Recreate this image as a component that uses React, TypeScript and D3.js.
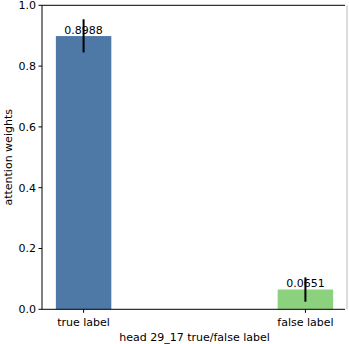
import React from 'react';
import * as d3 from 'd3';

const categories = ['true label', 'false label'];
const values = [0.8988, 0.0651];
const errLow = [0.845, 0.025];
const errHigh = [0.954, 0.105];
const colors = ['#4e79a7', '#8cd17d'];
const yTicks = [0, 0.2, 0.4, 0.6, 0.8, 1.0];

const W = 349, H = 344;
const left = 42, right = 347, top = 5.3, bottom = 309.3;

export default function App() {
  // matplotlib style: bars at 0,1 with width 0.25 and 5% margins
  const x = d3.scaleLinear().domain([-0.1875, 1.1875]).range([left, right]);
  const y = d3.scaleLinear().domain([0, 1]).range([bottom, top]);
  const bw = x(0.25) - x(0);
  const font = 'DejaVu Sans, sans-serif';

  return (
    <svg width={W} height={H} style={{ position: 'absolute', left: 0, top: 0 }}
      fontFamily={font} fontSize={11}>
      <rect width={W} height={H} fill="#fff" />
      {values.map((v, i) => (
        <rect key={'b' + i} x={x(i) - bw / 2} y={y(v)} width={bw} height={y(0) - y(v)} fill={colors[i]} />
      ))}
      {values.map((v, i) => (
        <text key={'t' + i} x={x(i)} y={y(v) - 2.5} textAnchor="middle" fill="#000">{v.toFixed(4)}</text>
      ))}
      {values.map((v, i) => (
        <line key={'e' + i} x1={x(i)} x2={x(i)} y1={y(errLow[i])} y2={y(errHigh[i])} stroke="#000" strokeWidth={2} />
      ))}
      {/* frame */}
      <line x1={left} x2={left} y1={top} y2={bottom} stroke="#000" strokeWidth={1} />
      <line x1={left} x2={right - 2} y1={bottom} y2={bottom} stroke="#000" strokeWidth={1} />
      <line x1={left} x2={right - 2} y1={top} y2={top} stroke="#000" strokeWidth={1} />
      <line x1={right} x2={right} y1={top} y2={bottom} stroke="#bbb" strokeWidth={1} />
      {yTicks.map(t => (
        <g key={'y' + t}>
          <line x1={left - 3.5} x2={left} y1={y(t)} y2={y(t)} stroke="#000" />
          <text x={left - 6} y={y(t)} dy="0.35em" textAnchor="end" fill="#000">{t.toFixed(1)}</text>
        </g>
      ))}
      {categories.map((c, i) => (
        <g key={'x' + i}>
          <line x1={x(i)} x2={x(i)} y1={bottom} y2={bottom + 3.5} stroke="#000" />
          <text x={x(i)} y={bottom + 17} textAnchor="middle" fill="#000">{c}</text>
        </g>
      ))}
      <text x={(left + right) / 2} y={341} textAnchor="middle" fill="#000">head 29_17 true/false label</text>
      <text transform={`translate(11.5,${(top + bottom) / 2}) rotate(-90)`} textAnchor="middle" fill="#000">attention weights</text>
    </svg>
  );
}
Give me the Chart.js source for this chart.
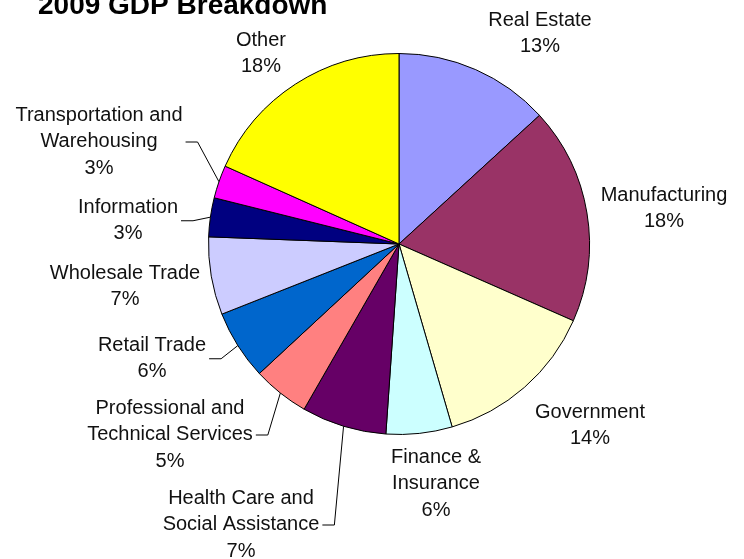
<!DOCTYPE html>
<html>
<head>
<meta charset="utf-8">
<script src="https://cdn.jsdelivr.net/npm/chart.js@4/dist/chart.umd.min.js"></script>
<style>
  html, body { margin: 0; padding: 0; background: #fff; }
  #wrap { width: 744px; height: 559px; position: relative; }
</style>
</head>
<body>
<div id="wrap"><canvas id="pie" width="744" height="559"></canvas></div>
<script>
// dane wykresu (udział w PKB, %)
const categories = [
  "Real Estate", "Manufacturing", "Government", "Finance &\nInsurance",
  "Health Care and\nSocial Assistance", "Professional and\nTechnical Services",
  "Retail Trade", "Wholesale Trade", "Information",
  "Transportation and\nWarehousing", "Other"
];
const values = [13.2, 18.4, 13.9, 5.6, 7.2, 4.8, 5.9, 6.6, 3.3, 2.8, 18.3];
const colors = [
  "#9999FF", "#993366", "#FFFFCC", "#CCFFFF", "#660066", "#FF8080",
  "#0066CC", "#CCCCFF", "#000080", "#FF00FF", "#FFFF00"
];
const title = "2009 GDP Breakdown";

// rozmieszczenie etykiet (środek tekstu, y pierwszej linii) + czy linia odniesienia
const labelLayout = [
  { x: 540, y: 20, leader: false },
  { x: 664, y: 195, leader: false },
  { x: 590, y: 412, leader: false },
  { x: 436, y: 457, leader: false },
  { x: 241, y: 498, leader: true },
  { x: 170, y: 408, leader: true },
  { x: 152, y: 345, leader: true },
  { x: 125, y: 273, leader: false },
  { x: 128, y: 207, leader: true },
  { x: 99, y: 115, leader: true },
  { x: 261, y: 40, leader: false }
];

const LINE_H = 26.5;
const FONT = "20px 'Liberation Sans', Arial, sans-serif";

// ────────────────────────────────────────────────
// Etykiety i tytuł – własny plugin
// ────────────────────────────────────────────────
const labelPlugin = {
  id: "excelLabels",
  afterDraw(chart) {
    const ctx = chart.ctx;
    const meta = chart.getDatasetMeta(0);
    const data = chart.data.datasets[0].data;
    const total = data.reduce((a, b) => a + b, 0);

    ctx.save();
    ctx.font = FONT;
    ctx.fillStyle = "#111";
    ctx.strokeStyle = "#000";
    ctx.lineWidth = 1;
    ctx.textAlign = "center";
    ctx.textBaseline = "middle";

    meta.data.forEach((arc, i) => {
      const lay = labelLayout[i];
      const lines = chart.data.labels[i].split("\n");
      lines.push(Math.round(data[i] / total * 100) + "%");

      let maxW = 0;
      lines.forEach((t, j) => {
        ctx.fillText(t, lay.x, lay.y + j * LINE_H);
        maxW = Math.max(maxW, ctx.measureText(t).width);
      });

      if (lay.leader) {
        const p = arc.getProps(["x", "y", "startAngle", "endAngle", "outerRadius"], true);
        const mid = (p.startAngle + p.endAngle) / 2;
        const ex = p.x + Math.cos(mid) * p.outerRadius;
        const ey = p.y + Math.sin(mid) * p.outerRadius;
        const ly = lay.y + (lines.length - 1) * LINE_H / 2;
        const lx = lay.x + maxW / 2 + 3;
        ctx.beginPath();
        ctx.moveTo(lx, ly + 0.5);
        ctx.lineTo(lx + 12, ly + 0.5);
        ctx.lineTo(ex, ey);
        ctx.stroke();
      }
    });

    // tytuł (ucięty u góry jak w oryginale)
    ctx.font = "bold 28px 'Liberation Sans', Arial, sans-serif";
    ctx.fillStyle = "#000";
    ctx.textAlign = "left";
    ctx.textBaseline = "alphabetic";
    ctx.fillText(title, 38, 14);
    ctx.restore();
  }
};

new Chart(document.getElementById("pie"), {
  type: "pie",
  data: {
    labels: categories,
    datasets: [{
      data: values,
      backgroundColor: colors,
      borderColor: "#000",
      borderWidth: 1
    }]
  },
  options: {
    responsive: false,
    animation: false,
    devicePixelRatio: 1,
    layout: { padding: { top: 53, bottom: 124, left: 54, right: 0 } },
    plugins: {
      legend: { display: false },
      tooltip: { enabled: false },
      title: { display: false }
    }
  },
  plugins: [labelPlugin]
});
</script>
</body>
</html>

-- -- --

▶ Requirement: Reproduce the material above from its first line through the line containing "const font = 'DejaVu Sans, sans-serif';", both ends included, and skip every picture.

▶ Exercise output:
Recreate this image as a component that uses React, TypeScript and D3.js.
import React from 'react';
import * as d3 from 'd3';

const categories = ['true label', 'false label'];
const values = [0.8988, 0.0651];
const errLow = [0.845, 0.025];
const errHigh = [0.954, 0.105];
const colors = ['#4e79a7', '#8cd17d'];
const yTicks = [0, 0.2, 0.4, 0.6, 0.8, 1.0];

const W = 349, H = 344;
const left = 42, right = 347, top = 5.3, bottom = 309.3;

export default function App() {
  // matplotlib style: bars at 0,1 with width 0.25 and 5% margins
  const x = d3.scaleLinear().domain([-0.1875, 1.1875]).range([left, right]);
  const y = d3.scaleLinear().domain([0, 1]).range([bottom, top]);
  const bw = x(0.25) - x(0);
  const font = 'DejaVu Sans, sans-serif';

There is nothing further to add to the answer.